Submitted by sdrealtor on March 14, 2012 - 12:31pm.

Some people are rather adept at arguing with themselves even when no one else is paying attention to them.

Wait for it....

Submitted by bearishgurl on March 14, 2012 - 12:35pm.

SD Realtor wrote:
How about an auto_reject... If you are the author of a thread, you can specify users that get rejected if they respond to a thread.

SDR, why don't you create your own thread discussing your FAV subjects of the current price of food and commodities and how expensive tract homes are in your far-flung area of choice (that you haven't purchased in yet).

You could always ask for "special permission" to bump any contributions I might choose to make :=]

Submitted by bearishgurl on March 14, 2012 - 12:36pm.

sdrealtor wrote:
Some people are rather adept at arguing with themselves even when no one else is paying attention to them.

SOME people CLAIM they are IGNORING me but really can't help themselves, lol.

...wait for it.

Submitted by briansd1 on March 14, 2012 - 12:49pm.

BG, it's not a question of old or new, the number of housing units needs to grow in proportion to the population.

bearishgurl wrote:

Using SD County for an example, how has having a (current) 3M population vs. 1M population (in 1982) made the county's quality of life "better?" And if you think it IS better now, WHO is it better for?

Better choices of restaurants.

Submitted by no_such_reality on March 14, 2012 - 1:08pm.

So our California department of finance publishes some interesting stats:

Current 2010 Census population shows only 4.2 million people age 65+

California government stats also show legal immigration to be 5.58 million from 1984 to 2010.

Nearly half immigrated to Los Angeles county, 2.044 million.

Over the last ten years, we've seen a marked increase in the population under 18. From 25% to 27.5%.

http://www.dof.ca.gov/research/demograph...

http://www.dof.ca.gov/research/demograph...

On a side note, I don't believe any place else in the US refers to California housing as cheap, except maybe people in Romney's income range.

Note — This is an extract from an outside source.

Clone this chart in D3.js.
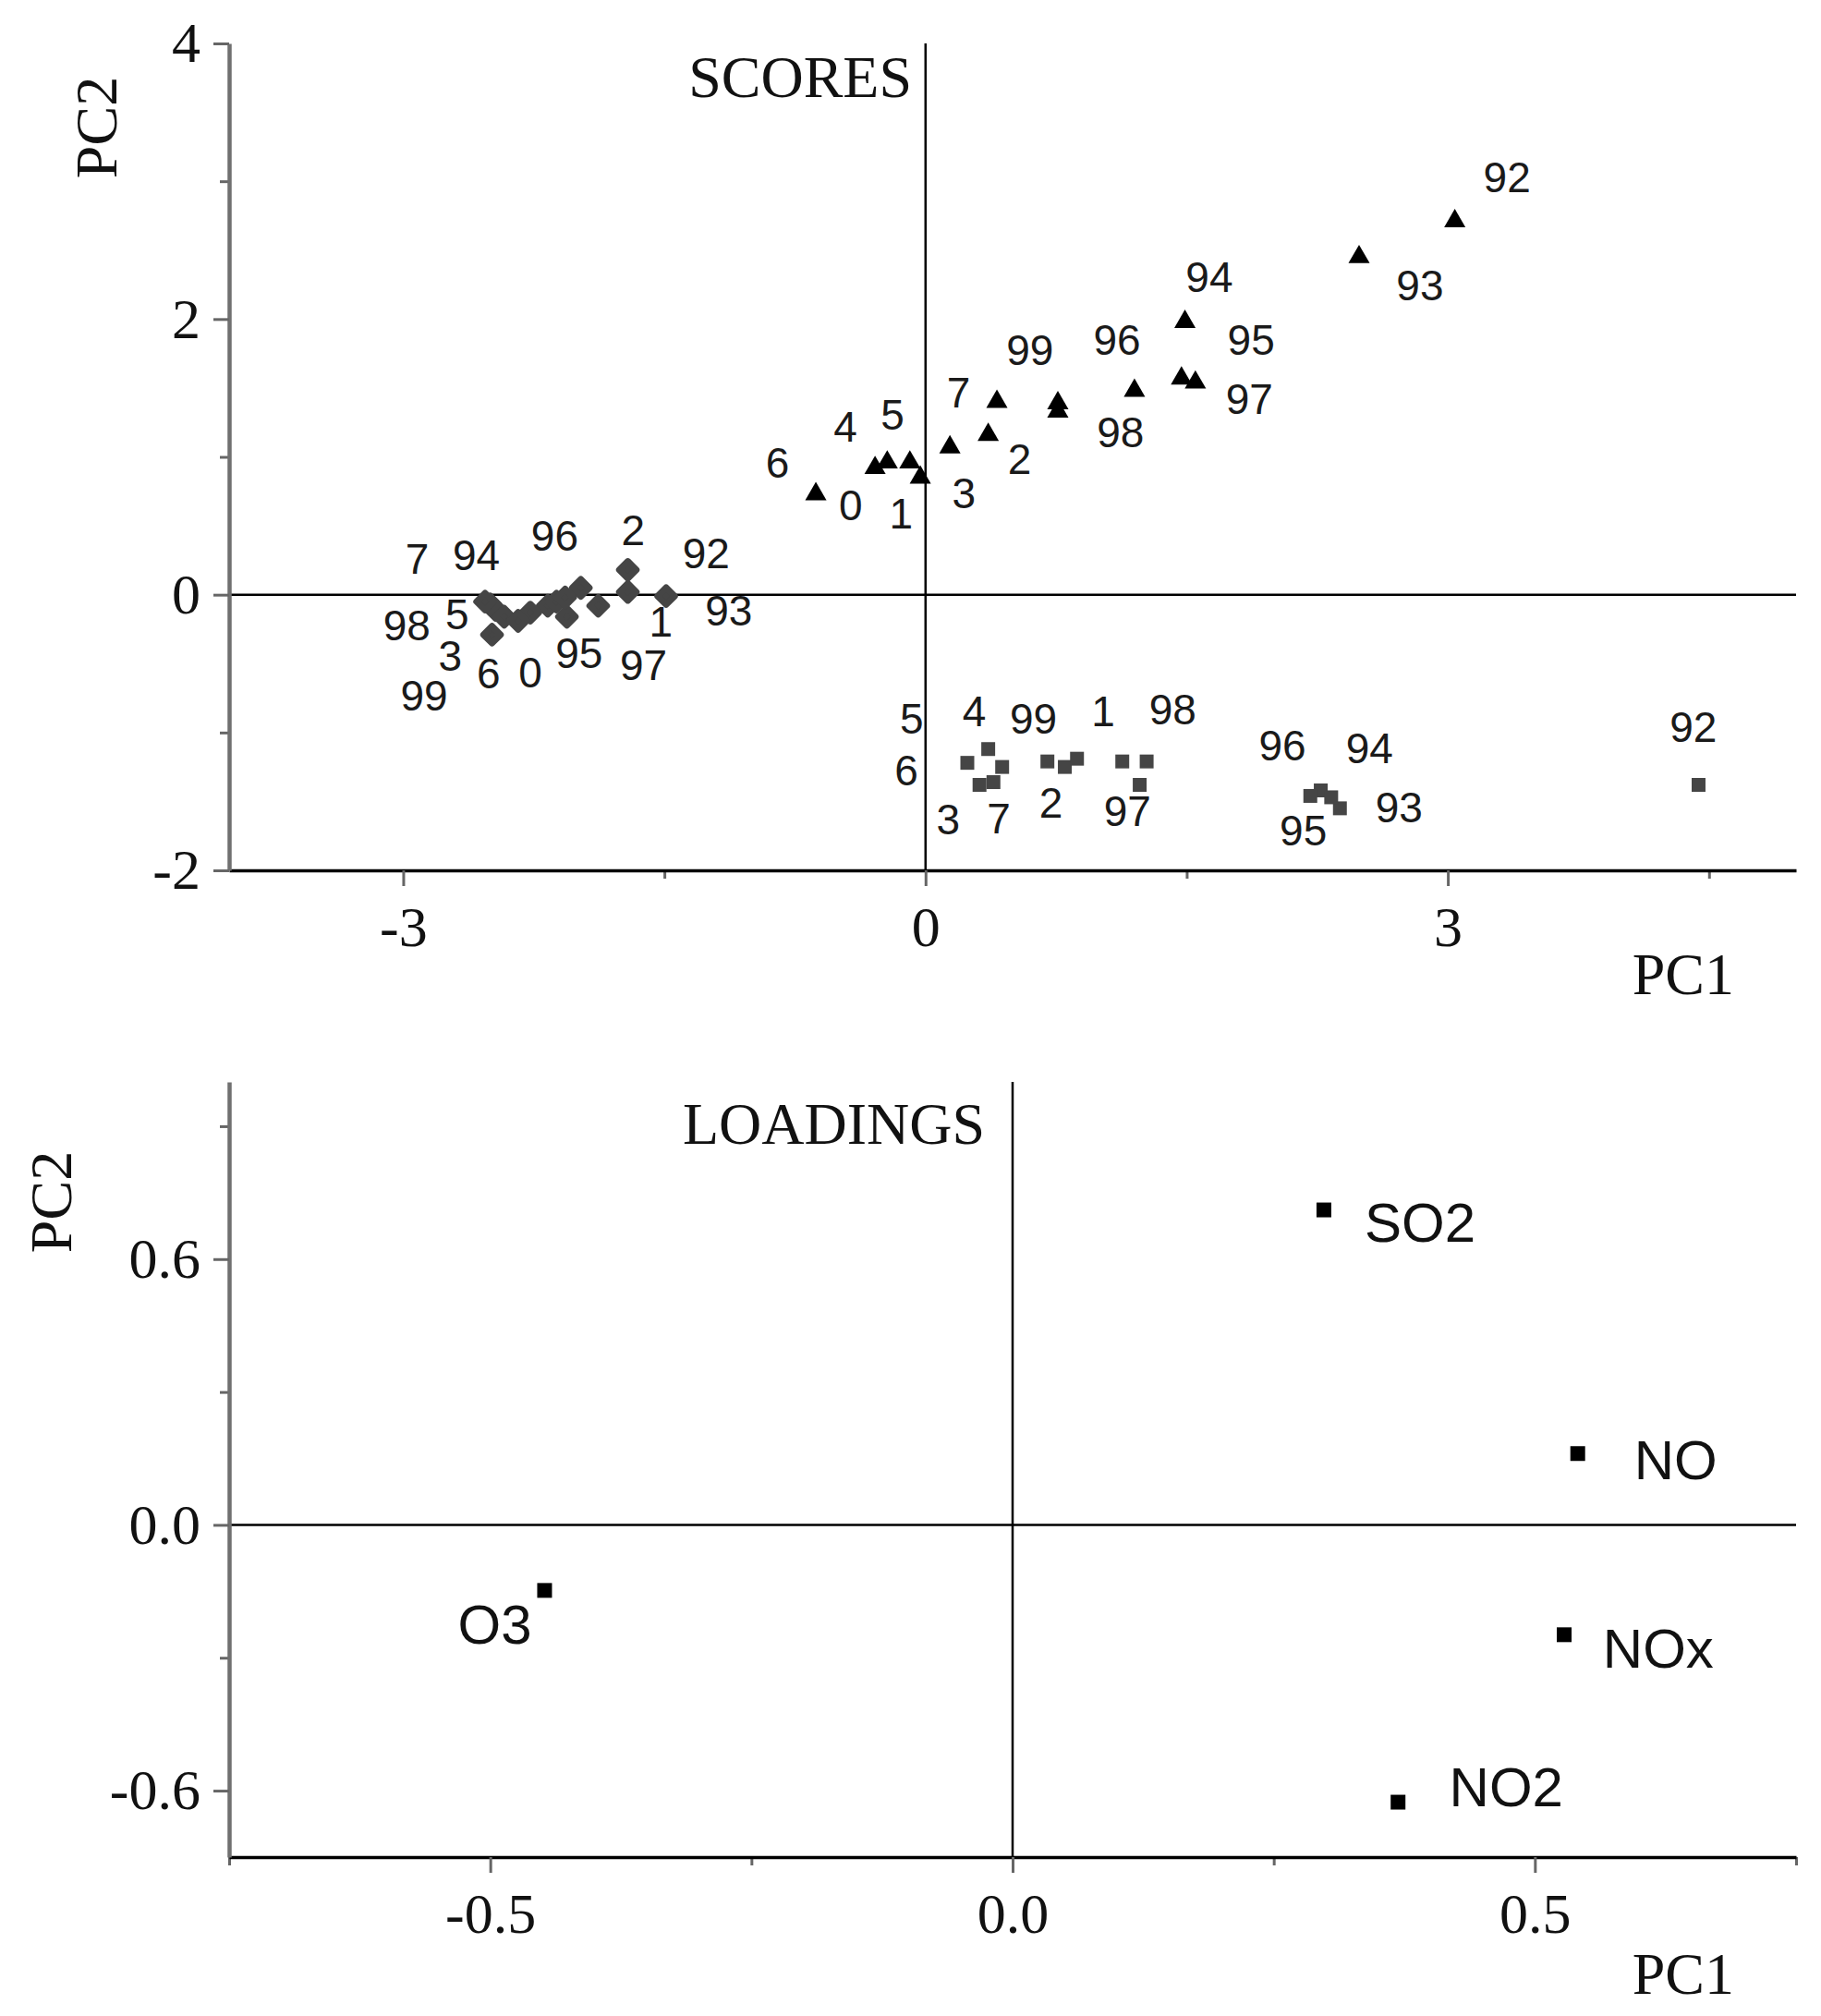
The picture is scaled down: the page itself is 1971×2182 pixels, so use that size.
<!DOCTYPE html>
<html>
<head>
<meta charset="utf-8">
<title>PCA scores and loadings</title>
<script src="https://d3js.org/d3.v7.min.js"></script>
<style>
  body { margin: 0; background: #fff; }
  .tick text { font-family: "Liberation Serif", "Times New Roman", serif; font-size: 62px; fill: #111; }
  .ptlab { font-family: "Liberation Sans", Arial, sans-serif; font-size: 46px; fill: #1a1a1a; }
  .loadlab { font-family: "Liberation Sans", Arial, sans-serif; font-size: 60px; fill: #111; }
  .ttl { font-family: "Liberation Serif", "Times New Roman", serif; font-size: 64px; fill: #111; }
</style>
</head>
<body>
<div id="chart"></div>
<script>
// ---- data ----
var years = ["92","93","94","95","96","97","98","99","0","1","2","3","4","5","6","7"];

// triangles (black)
var triPc1 = [3.04, 2.49, 1.49, 1.47, 1.20, 1.55, 0.76, 0.76, -0.09, -0.03, 0.36, 0.14, -0.29, -0.22, -0.63, 0.41];
var triPc2 = [2.71, 2.45, 1.98, 1.57, 1.48, 1.54, 1.33, 1.39, 0.96, 0.85, 1.16, 1.07, 0.92, 0.96, 0.73, 1.40];
var triLabPc1 = [3.34, 2.84, 1.63, 1.87, 1.10, 1.86, 1.12, 0.60, -0.43, -0.14, 0.54, 0.22, -0.46, -0.19, -0.85, 0.19];
var triLabPc2 = [3.03, 2.25, 2.31, 1.85, 1.85, 1.42, 1.18, 1.78, 0.65, 0.59, 0.99, 0.74, 1.22, 1.31, 0.96, 1.47];

// diamonds (grey)
var diaPc1 = [-1.49, -1.71, -2.47, -2.06, -2.17, -1.88, -2.50, -2.49, -2.27, -1.98, -1.71, -2.42, -2.12, -2.53, -2.34, -2.07];
var diaPc2 = [-0.01, 0.02, -0.11, -0.16, -0.08, -0.08, -0.07, -0.29, -0.13, 0.05, 0.18, -0.16, -0.05, -0.05, -0.19, -0.02];
var diaLabels = ["92","93","94","95","96","97","98","99","0","1","2","3","","5","6","7"];
var diaLabPc1 = [-1.26, -1.13, -2.58, -1.99, -2.13, -1.62, -2.98, -2.88, -2.27, -1.52, -1.68, -2.73, 0, -2.69, -2.51, -2.92];
var diaLabPc2 = [0.30, -0.11, 0.29, -0.42, 0.43, -0.51, -0.22, -0.73, -0.56, -0.19, 0.47, -0.44, 0, -0.14, -0.57, 0.26];

// squares (grey)
var sqPc1 = [4.44, 2.38, 2.27, 2.21, 2.33, 1.23, 1.27, 0.70, 0.80, 1.13, 0.87, 0.31, 0.36, 0.24, 0.44, 0.39];
var sqPc2 = [-1.38, -1.55, -1.42, -1.46, -1.47, -1.38, -1.21, -1.21, -1.25, -1.21, -1.19, -1.38, -1.12, -1.22, -1.25, -1.36];
var sqLabels = ["92","93","94","95","96","97","98","99","","1","2","3","4","5","6","7"];
var sqLabPc1 = [4.41, 2.72, 2.55, 2.17, 2.05, 1.16, 1.42, 0.62, 0, 1.02, 0.72, 0.13, 0.28, -0.08, -0.11, 0.42];
var sqLabPc2 = [-0.96, -1.54, -1.11, -1.71, -1.09, -1.57, -0.83, -0.90, 0, -0.84, -1.51, -1.63, -0.84, -0.90, -1.27, -1.62];

// loadings
var pollutants = ["SO2", "NO", "NOx", "NO2", "O3"];
var loadPc1 = [0.298, 0.541, 0.528, 0.369, -0.448];
var loadPc2 = [0.711, 0.161, -0.248, -0.626, -0.148];
var loadLabPc1 = [0.337, 0.595, 0.565, 0.418, -0.531];
var loadLabPc2 = [0.640, 0.103, -0.323, -0.636, -0.268];

// axes
var scoreXDomain = [-4, 5], scoreYDomain = [-2, 4];
var scoreXMajor = [-3, 0, 3], scoreXMinor = [-1.5, 1.5, 4.5];
var scoreXTickLabels = ["-3", "0", "3"];
var scoreYMajor = [-2, 0, 2, 4], scoreYMinor = [-1, 1, 3];
var scoreYTickLabels = ["-2", "0", "2", "4"];

var loadXDomain = [-0.75, 0.75], loadYDomain = [-0.75, 1.0];
var loadXMajor = [-0.5, 0, 0.5], loadXMinor = [-0.75, -0.25, 0.25, 0.75];
var loadXTickLabels = ["-0.5", "0.0", "0.5"];
var loadYMajor = [-0.6, 0, 0.6], loadYMinor = [-0.3, 0.3, 0.9];
var loadYTickLabels = ["-0.6", "0.0", "0.6"];

// ---- drawing ----
var W = 1971, H = 2182;
var svg = d3.select("#chart").append("svg")
    .attr("width", W).attr("height", H);
svg.append("rect").attr("width", W).attr("height", H).attr("fill", "#fff");

function panel(o) {
    var x = d3.scaleLinear().domain(o.xDomain).range([248, 1944]);
    var y = d3.scaleLinear().domain(o.yDomain).range([o.bottom, o.top]);
    var g = svg.append("g");

    // zero lines
    g.append("line").attr("x1", x.range()[0]).attr("x2", x.range()[1])
        .attr("y1", y(0)).attr("y2", y(0)).attr("stroke", "#000").attr("stroke-width", 2.5);
    g.append("line").attr("x1", x(0)).attr("x2", x(0))
        .attr("y1", o.top).attr("y2", o.bottom).attr("stroke", "#000").attr("stroke-width", 2.5);

    // minor ticks
    g.append("g").attr("transform", "translate(0," + o.bottom + ")")
        .call(d3.axisBottom(x).tickValues(o.xMinor).tickSize(9).tickSizeOuter(0).tickFormat(""))
        .call(a => a.select(".domain").remove());
    g.append("g").attr("transform", "translate(" + x.range()[0] + ",0)")
        .call(d3.axisLeft(y).tickValues(o.yMinor).tickSize(10).tickSizeOuter(0).tickFormat(""))
        .call(a => a.select(".domain").remove());

    // major axes
    var xa = g.append("g").attr("transform", "translate(0," + o.bottom + ")")
        .call(d3.axisBottom(x).tickValues(o.xMajor).tickSize(17).tickPadding(21).tickSizeOuter(0)
            .tickFormat((d, i) => o.xLabels[i]));
    xa.select(".domain").attr("stroke", "#000").attr("stroke-width", 3.5);
    var ya = g.append("g").attr("transform", "translate(" + x.range()[0] + ",0)")
        .call(d3.axisLeft(y).tickValues(o.yMajor).tickSize(17).tickPadding(14).tickSizeOuter(0)
            .tickFormat((d, i) => o.yLabels[i]));
    ya.select(".domain").attr("stroke", "#707070").attr("stroke-width", 4.5);
    g.selectAll(".tick line").attr("stroke", "#666").attr("stroke-width", 3);
    g.selectAll(".tick text").attr("fill", "#111");

    return {x: x, y: y, g: g};
}

// scores panel
var s = panel({
    xDomain: scoreXDomain, yDomain: scoreYDomain, top: 47, bottom: 942,
    xMajor: scoreXMajor, xMinor: scoreXMinor, xLabels: scoreXTickLabels,
    yMajor: scoreYMajor, yMinor: scoreYMinor, yLabels: scoreYTickLabels
});

var triSym = d3.symbol().type(d3.symbolTriangle).size(230);
var sqSym = d3.symbol().type(d3.symbolSquare).size(225);
var diaSym = d3.symbol().type(d3.symbolSquare).size(170);

// grey diamonds, rounded like the blurred originals
s.g.append("g").selectAll("path").data(diaPc1).join("path")
    .attr("d", diaSym)
    .attr("transform", (d, i) => "translate(" + s.x(d) + "," + s.y(diaPc2[i]) + ") rotate(45)")
    .attr("fill", "#454545").attr("stroke", "#454545").attr("stroke-width", 7).attr("stroke-linejoin", "round");

s.g.append("g").selectAll("path").data(sqPc1).join("path")
    .attr("d", sqSym)
    .attr("transform", (d, i) => "translate(" + s.x(d) + "," + s.y(sqPc2[i]) + ")")
    .attr("fill", "#454545");

s.g.append("g").selectAll("path").data(triPc1).join("path")
    .attr("d", triSym)
    .attr("transform", (d, i) => "translate(" + s.x(d) + "," + s.y(triPc2[i]) + ")")
    .attr("fill", "#000");

function pointLabels(g, labels, lx, ly, x, y) {
    g.append("g").selectAll("text").data(labels).join("text")
        .attr("class", "ptlab")
        .attr("x", (d, i) => x(lx[i]))
        .attr("y", (d, i) => y(ly[i]))
        .attr("dy", "0.36em")
        .attr("text-anchor", "middle")
        .text(d => d);
}
pointLabels(s.g, years, triLabPc1, triLabPc2, s.x, s.y);
pointLabels(s.g, diaLabels, diaLabPc1, diaLabPc2, s.x, s.y);
pointLabels(s.g, sqLabels, sqLabPc1, sqLabPc2, s.x, s.y);

svg.append("text").attr("class", "ttl").attr("x", 987).attr("y", 105)
    .attr("text-anchor", "end").text("SCORES");
svg.append("text").attr("class", "ttl").attr("x", 1877).attr("y", 1076)
    .attr("text-anchor", "end").text("PC1");
svg.append("text").attr("class", "ttl")
    .attr("transform", "translate(126,138) rotate(-90)")
    .attr("text-anchor", "middle").text("PC2");

// loadings panel
var l = panel({
    xDomain: loadXDomain, yDomain: loadYDomain, top: 1171, bottom: 2010,
    xMajor: loadXMajor, xMinor: loadXMinor, xLabels: loadXTickLabels,
    yMajor: loadYMajor, yMinor: loadYMinor, yLabels: loadYTickLabels
});

var loadSym = d3.symbol().type(d3.symbolSquare).size(256);
l.g.append("g").selectAll("path").data(loadPc1).join("path")
    .attr("d", loadSym)
    .attr("transform", (d, i) => "translate(" + l.x(d) + "," + l.y(loadPc2[i]) + ")")
    .attr("fill", "#000");

l.g.append("g").selectAll("text").data(pollutants).join("text")
    .attr("class", "loadlab")
    .attr("x", (d, i) => l.x(loadLabPc1[i]))
    .attr("y", (d, i) => l.y(loadLabPc2[i]))
    .text(d => d);

svg.append("text").attr("class", "ttl").attr("x", 1066).attr("y", 1238)
    .attr("text-anchor", "end").text("LOADINGS");
svg.append("text").attr("class", "ttl").attr("x", 1877).attr("y", 2158)
    .attr("text-anchor", "end").text("PC1");
svg.append("text").attr("class", "ttl")
    .attr("transform", "translate(77,1301) rotate(-90)")
    .attr("text-anchor", "middle").text("PC2");
</script>
</body>
</html>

While homes in podunk Cali seem cheap to us, to people living in elsewhere, they're still more expensive compartively with cheaper alternative locally in podunk-USA.

Submitted by harvey on March 14, 2012 - 1:12pm.

SD Realtor wrote:
How about an auto_reject... If you are the author of a thread, you can specify users that get rejected if they respond to a thread.

Good idea, but of course it's not worth Rich's time.

Seven more posts on this thread since my last count. Three from the same user.

Submitted by harvey on March 14, 2012 - 1:14pm.

no_such_reality wrote:
Over the last ten years, we've seen a marked increase in the population under 18. From 25% to 27.5%.

My wife and I have three kids. It's our fault.

Oh wait...one is adopted...can't blame us for any net gain.